Federated learning (FL) is an emerging approach that addresses these limitations by training models directly at data sources (such as rural clinics or regional hospitals) and aggregating only the model updates—not the raw data—on a central server. In doing so, FL offers a pathway for building robust, generalizable AI models while preserving patient confidentiality and supporting data sovereignty. In the context of cervical cancer screening, FL can empower low-resource clinics, rural hospitals, and national health programs to collectively contribute to and benefit from AI development, even in the absence of robust digital infrastructure or cloud connectivity. From automated Pap smear classification to HPV risk prediction, FL enables the creation of inclusive, privacy-conscious diagnostic models that can adapt to diverse populations and healthcare settings.

Understanding federated learning

Federated learning is a distributed machine learning paradigm wherein multiple clients (e.g., healthcare facilities) collaboratively train a shared model without exposing local data. Each client computes local model updates using its own data and shares only the encrypted parameters (e.g., weight gradients) with a coordinating server, which aggregates them to update the global model [9].
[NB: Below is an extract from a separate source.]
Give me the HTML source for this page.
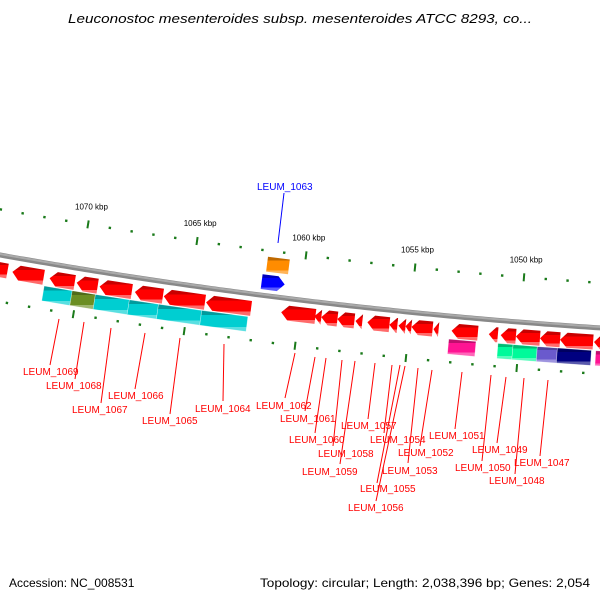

Several pioneering projects highlight the feasibility of FL in healthcare:

Flower (Federated Learning Framework) and TensorFlow Federated (TFF) have been used in medical image classification in collaborative studies. In India, federated models have been tested in rural health centers for diabetic retinopathy screening. The World Health Organization’s Digital Health Strategy encourages the exploration of AI and privacy-preserving technologies for global health equity. In cervical cancer, pilot FL projects in Latin America and Sub-Saharan Africa are exploring cytology model development without centralized data transfer, showing early promise in balancing performance and privacy [10].

Conclusion

Federated Learning holds transformative potential for privacy-preserving, AI-enabled cervical cancer screening in low-resource healthcare systems. By enabling decentralized model training across geographically dispersed institutions, FL addresses key barriers to data sharing, enhances model diversity, and empowers under-resourced clinics to contribute to and benefit from AI advancements. Its implementation aligns with the principles of digital equity, patient autonomy, and ethical AI, making it a compelling approach for global health innovation [11].

With continued investment in digital infrastructure, collaborative governance, and capacity building, FL can become a cornerstone of smart, inclusive cervical cancer control strategies—bringing life-saving diagnostic tools to the women who need them most, regardless of geography or economic status.

Federated learning stands as a promising enabler of AI-powered cervical cancer screening in low-resource healthcare systems. It aligns technological innovation with ethical responsibility, offering a scalable and secure model for expanding access to early cancer detection and ultimately saving lives across the globe.